(PROBLEM STATEMENT):
Write out the listing from the line with "Reproduce this chart" to the line with "0.05012, 0.05012, 0.04994];", both lines included, exactly and nothing beyond. Leave pictures out.
— Begin —
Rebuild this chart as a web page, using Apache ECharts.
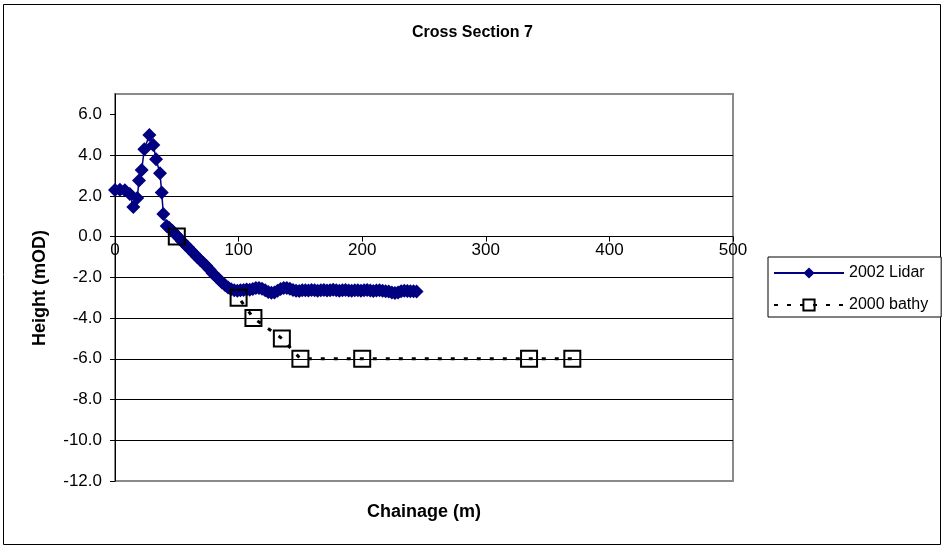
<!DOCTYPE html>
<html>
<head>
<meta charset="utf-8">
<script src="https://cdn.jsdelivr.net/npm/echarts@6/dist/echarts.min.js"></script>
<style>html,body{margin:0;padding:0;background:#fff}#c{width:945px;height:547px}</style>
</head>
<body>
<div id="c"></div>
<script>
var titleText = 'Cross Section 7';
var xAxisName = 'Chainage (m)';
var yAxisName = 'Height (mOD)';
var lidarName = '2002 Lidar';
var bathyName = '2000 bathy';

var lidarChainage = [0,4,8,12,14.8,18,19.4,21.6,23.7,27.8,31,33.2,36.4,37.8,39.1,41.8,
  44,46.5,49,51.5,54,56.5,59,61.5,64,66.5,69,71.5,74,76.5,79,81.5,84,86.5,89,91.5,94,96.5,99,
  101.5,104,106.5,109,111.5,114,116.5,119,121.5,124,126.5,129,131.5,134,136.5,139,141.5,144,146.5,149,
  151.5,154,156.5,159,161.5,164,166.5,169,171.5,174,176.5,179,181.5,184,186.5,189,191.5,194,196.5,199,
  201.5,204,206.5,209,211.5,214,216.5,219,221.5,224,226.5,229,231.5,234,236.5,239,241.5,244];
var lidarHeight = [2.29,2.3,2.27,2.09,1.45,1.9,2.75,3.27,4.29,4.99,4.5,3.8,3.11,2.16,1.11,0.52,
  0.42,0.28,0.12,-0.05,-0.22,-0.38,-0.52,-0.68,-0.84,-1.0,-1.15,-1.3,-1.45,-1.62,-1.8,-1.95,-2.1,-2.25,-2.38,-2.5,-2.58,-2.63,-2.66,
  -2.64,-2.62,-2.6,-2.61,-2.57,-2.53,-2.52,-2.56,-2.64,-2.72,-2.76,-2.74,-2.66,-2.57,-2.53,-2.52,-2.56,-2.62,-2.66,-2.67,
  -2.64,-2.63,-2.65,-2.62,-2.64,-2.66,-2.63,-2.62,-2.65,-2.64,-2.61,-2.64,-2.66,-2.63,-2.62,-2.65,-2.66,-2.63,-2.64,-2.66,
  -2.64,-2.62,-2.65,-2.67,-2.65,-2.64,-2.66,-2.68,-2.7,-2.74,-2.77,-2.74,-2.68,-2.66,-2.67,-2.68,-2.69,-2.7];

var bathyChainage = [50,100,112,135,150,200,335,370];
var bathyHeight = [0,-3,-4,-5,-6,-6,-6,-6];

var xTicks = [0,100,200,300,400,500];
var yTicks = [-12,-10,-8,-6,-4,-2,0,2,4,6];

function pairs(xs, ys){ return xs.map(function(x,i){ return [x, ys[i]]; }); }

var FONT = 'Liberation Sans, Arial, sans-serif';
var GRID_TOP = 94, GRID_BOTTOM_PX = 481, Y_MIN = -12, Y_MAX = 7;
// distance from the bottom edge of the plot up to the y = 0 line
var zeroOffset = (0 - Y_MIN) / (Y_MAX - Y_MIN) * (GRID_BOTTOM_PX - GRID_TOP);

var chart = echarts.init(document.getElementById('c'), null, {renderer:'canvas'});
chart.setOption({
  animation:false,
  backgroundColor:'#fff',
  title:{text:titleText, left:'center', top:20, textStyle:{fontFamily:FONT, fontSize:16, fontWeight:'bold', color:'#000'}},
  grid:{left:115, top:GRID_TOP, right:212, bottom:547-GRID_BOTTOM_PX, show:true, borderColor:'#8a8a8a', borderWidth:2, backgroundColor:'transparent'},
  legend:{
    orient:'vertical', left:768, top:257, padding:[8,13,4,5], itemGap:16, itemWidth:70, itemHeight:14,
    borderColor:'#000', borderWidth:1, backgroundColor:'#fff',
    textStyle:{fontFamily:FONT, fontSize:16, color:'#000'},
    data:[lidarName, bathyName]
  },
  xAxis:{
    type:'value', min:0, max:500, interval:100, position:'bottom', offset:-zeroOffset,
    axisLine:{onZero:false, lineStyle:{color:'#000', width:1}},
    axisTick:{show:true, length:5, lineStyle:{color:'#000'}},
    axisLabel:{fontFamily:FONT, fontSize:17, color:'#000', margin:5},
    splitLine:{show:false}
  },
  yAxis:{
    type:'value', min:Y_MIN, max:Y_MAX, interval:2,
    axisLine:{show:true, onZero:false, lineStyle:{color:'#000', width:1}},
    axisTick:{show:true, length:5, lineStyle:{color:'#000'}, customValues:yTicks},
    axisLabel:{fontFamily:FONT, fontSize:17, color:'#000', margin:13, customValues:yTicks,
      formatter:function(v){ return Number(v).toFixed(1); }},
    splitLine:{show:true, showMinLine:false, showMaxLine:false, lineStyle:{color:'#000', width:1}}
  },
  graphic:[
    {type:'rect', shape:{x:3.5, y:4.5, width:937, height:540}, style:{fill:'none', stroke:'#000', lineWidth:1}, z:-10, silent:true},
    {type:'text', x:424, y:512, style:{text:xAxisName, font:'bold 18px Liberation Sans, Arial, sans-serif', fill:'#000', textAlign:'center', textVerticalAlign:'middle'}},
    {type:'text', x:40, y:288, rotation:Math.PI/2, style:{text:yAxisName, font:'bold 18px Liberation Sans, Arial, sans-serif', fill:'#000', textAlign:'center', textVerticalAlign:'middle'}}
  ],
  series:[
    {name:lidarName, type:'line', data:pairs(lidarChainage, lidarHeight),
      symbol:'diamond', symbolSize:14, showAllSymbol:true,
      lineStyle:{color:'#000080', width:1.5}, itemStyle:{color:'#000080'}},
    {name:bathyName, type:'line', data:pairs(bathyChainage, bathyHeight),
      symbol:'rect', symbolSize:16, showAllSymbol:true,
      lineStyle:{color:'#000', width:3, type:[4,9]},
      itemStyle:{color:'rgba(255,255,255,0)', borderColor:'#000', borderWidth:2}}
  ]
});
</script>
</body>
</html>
— End —
— Begin —
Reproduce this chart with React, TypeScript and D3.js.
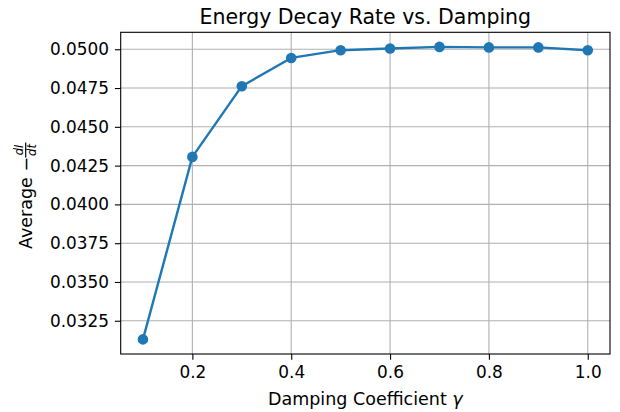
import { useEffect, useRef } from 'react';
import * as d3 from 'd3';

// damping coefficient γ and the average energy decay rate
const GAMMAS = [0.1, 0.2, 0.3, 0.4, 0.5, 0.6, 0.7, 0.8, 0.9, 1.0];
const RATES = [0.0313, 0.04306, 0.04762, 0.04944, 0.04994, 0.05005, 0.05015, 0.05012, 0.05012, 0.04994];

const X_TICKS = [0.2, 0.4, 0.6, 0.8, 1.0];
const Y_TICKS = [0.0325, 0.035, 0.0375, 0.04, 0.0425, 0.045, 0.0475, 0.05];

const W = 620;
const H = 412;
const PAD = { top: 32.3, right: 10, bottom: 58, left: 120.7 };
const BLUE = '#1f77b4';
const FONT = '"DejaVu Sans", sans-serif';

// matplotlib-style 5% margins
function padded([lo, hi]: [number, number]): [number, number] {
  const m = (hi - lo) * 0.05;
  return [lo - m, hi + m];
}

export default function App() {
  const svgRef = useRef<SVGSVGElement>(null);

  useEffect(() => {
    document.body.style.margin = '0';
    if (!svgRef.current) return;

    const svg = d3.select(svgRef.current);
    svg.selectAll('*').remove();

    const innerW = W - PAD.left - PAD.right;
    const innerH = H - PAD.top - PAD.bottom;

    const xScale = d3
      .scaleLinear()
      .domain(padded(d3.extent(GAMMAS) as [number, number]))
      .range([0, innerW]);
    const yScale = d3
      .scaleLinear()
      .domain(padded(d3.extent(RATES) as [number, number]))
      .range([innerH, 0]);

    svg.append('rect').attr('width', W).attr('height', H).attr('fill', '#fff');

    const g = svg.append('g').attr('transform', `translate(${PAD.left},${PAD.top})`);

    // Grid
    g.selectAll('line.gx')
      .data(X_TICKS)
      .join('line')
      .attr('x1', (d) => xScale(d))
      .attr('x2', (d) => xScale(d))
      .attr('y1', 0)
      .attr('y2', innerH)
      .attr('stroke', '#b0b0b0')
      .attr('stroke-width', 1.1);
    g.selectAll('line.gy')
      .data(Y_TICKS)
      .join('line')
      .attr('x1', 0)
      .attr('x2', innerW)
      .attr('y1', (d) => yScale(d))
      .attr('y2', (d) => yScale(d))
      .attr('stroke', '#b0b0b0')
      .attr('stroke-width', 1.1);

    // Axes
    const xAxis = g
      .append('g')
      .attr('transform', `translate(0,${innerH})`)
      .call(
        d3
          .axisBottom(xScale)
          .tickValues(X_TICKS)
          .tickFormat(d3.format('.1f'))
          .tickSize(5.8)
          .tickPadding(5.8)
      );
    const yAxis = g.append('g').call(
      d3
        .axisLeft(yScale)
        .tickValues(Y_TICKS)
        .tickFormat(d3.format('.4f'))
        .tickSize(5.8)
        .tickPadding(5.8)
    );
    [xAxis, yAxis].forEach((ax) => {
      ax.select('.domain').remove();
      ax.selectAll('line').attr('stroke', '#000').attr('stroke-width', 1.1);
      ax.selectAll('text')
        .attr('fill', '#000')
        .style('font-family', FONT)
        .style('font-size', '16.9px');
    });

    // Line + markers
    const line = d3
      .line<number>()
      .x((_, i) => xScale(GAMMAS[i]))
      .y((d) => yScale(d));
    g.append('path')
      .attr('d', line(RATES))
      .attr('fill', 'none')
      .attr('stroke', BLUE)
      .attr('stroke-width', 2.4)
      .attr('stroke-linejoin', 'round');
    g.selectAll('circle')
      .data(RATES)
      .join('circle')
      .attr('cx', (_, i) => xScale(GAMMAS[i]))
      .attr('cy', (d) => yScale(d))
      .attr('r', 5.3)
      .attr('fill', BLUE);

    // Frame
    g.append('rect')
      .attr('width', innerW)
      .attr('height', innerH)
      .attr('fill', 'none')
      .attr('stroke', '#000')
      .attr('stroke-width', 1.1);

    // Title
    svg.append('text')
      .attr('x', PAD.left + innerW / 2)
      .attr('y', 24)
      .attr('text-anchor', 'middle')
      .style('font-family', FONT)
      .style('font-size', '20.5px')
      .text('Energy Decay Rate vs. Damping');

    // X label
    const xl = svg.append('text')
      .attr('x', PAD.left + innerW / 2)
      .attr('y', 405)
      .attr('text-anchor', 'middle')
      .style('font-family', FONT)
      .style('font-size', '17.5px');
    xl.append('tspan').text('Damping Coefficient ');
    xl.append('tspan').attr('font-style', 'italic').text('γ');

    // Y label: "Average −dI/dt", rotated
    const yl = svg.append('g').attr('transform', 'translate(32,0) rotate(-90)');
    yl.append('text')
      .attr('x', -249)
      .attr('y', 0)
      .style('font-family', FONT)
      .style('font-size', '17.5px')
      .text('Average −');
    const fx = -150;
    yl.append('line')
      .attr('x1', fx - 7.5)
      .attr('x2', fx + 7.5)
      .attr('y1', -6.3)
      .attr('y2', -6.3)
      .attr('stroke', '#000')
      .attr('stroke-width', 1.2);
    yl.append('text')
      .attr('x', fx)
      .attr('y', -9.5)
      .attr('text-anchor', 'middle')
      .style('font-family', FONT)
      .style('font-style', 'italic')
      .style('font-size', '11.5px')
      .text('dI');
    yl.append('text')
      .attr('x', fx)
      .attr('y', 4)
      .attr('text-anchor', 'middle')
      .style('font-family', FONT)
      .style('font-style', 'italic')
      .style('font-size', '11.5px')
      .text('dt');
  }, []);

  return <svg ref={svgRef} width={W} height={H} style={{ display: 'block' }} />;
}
— End —
— Begin —
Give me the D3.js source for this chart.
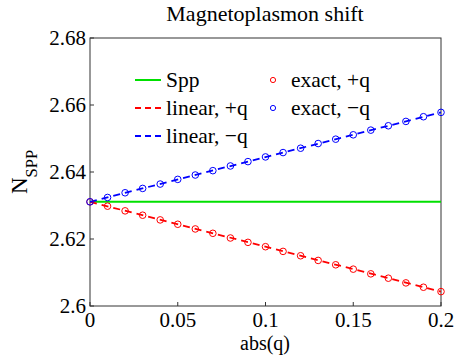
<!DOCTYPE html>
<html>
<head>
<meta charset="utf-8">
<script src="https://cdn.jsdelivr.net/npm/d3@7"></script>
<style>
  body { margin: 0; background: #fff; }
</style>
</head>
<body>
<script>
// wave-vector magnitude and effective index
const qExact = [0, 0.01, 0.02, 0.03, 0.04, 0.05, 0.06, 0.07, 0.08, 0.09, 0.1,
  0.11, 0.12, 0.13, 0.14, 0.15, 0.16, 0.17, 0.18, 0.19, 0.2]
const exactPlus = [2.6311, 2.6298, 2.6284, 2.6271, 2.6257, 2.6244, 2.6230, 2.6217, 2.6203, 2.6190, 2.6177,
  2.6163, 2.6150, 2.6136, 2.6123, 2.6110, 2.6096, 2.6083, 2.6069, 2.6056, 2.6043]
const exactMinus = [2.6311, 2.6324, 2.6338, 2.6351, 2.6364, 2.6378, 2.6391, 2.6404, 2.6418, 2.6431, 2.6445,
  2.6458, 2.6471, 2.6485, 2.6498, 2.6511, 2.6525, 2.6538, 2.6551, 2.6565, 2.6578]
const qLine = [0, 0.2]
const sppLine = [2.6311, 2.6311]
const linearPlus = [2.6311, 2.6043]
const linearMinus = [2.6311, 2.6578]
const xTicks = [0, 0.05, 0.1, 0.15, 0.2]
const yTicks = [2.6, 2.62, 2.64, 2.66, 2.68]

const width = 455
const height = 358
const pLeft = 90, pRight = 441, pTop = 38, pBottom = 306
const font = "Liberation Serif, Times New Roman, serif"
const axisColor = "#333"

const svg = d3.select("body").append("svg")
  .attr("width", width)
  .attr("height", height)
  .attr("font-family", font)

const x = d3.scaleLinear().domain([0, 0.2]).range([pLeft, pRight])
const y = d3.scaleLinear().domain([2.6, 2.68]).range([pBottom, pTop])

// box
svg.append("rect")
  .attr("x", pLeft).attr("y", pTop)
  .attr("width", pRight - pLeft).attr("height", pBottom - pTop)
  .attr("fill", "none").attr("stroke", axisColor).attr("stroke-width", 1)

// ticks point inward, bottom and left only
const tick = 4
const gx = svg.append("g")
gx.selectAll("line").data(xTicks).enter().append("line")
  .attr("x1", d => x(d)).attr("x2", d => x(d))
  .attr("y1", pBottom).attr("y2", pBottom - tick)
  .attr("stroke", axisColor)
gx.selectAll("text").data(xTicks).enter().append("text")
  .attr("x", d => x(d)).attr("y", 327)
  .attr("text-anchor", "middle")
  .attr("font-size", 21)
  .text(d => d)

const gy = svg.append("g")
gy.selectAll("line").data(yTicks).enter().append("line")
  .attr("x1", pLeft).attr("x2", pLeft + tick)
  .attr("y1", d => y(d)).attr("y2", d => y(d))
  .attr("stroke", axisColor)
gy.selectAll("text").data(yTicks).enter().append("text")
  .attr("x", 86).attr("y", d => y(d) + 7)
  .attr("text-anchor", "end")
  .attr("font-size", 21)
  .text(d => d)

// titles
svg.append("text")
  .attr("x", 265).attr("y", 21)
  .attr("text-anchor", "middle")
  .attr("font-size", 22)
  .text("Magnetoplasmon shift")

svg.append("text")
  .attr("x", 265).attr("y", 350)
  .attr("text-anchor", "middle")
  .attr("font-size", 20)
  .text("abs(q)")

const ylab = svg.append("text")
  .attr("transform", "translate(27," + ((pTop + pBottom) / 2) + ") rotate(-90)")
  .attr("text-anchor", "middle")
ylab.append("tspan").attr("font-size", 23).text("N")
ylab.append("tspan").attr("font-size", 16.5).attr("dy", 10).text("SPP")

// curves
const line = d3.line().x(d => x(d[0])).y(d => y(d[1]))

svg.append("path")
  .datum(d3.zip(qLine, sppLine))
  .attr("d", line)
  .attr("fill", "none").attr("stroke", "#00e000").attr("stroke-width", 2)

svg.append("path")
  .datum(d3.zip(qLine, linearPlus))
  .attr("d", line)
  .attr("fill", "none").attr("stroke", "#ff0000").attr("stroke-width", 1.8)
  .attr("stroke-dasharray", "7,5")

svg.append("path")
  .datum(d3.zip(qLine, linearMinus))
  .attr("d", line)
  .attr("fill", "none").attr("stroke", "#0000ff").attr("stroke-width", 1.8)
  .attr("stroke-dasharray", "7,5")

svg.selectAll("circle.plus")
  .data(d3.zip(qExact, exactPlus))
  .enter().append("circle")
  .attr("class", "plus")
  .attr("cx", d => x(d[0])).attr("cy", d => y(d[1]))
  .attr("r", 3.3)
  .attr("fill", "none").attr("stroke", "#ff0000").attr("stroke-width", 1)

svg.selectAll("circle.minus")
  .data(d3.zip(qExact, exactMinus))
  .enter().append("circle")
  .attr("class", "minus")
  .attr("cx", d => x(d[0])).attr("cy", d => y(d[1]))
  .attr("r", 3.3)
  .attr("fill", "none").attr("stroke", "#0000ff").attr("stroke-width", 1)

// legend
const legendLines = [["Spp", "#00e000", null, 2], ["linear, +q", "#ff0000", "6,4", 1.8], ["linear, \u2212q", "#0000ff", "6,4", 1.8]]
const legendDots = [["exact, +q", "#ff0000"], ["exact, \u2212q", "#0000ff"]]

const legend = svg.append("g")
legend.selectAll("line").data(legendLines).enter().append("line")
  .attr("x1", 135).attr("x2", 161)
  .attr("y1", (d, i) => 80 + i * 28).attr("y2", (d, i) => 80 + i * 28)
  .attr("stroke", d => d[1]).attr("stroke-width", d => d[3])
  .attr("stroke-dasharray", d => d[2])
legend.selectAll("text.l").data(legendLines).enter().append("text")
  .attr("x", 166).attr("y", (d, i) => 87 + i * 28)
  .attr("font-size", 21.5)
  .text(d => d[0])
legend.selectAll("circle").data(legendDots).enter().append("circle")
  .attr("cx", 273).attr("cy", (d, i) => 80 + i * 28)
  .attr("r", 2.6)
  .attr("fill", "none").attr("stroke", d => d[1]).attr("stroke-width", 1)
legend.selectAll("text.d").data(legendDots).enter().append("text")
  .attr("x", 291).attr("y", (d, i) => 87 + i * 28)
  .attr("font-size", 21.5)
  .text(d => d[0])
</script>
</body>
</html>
— End —
(RESULT OF THIS TASK):
Reproduce this chart with React, TypeScript and D3.js.
import { useEffect, useRef } from 'react';
import * as d3 from 'd3';

// damping coefficient γ and the average energy decay rate
const GAMMAS = [0.1, 0.2, 0.3, 0.4, 0.5, 0.6, 0.7, 0.8, 0.9, 1.0];
const RATES = [0.0313, 0.04306, 0.04762, 0.04944, 0.04994, 0.05005, 0.05015, 0.05012, 0.05012, 0.04994];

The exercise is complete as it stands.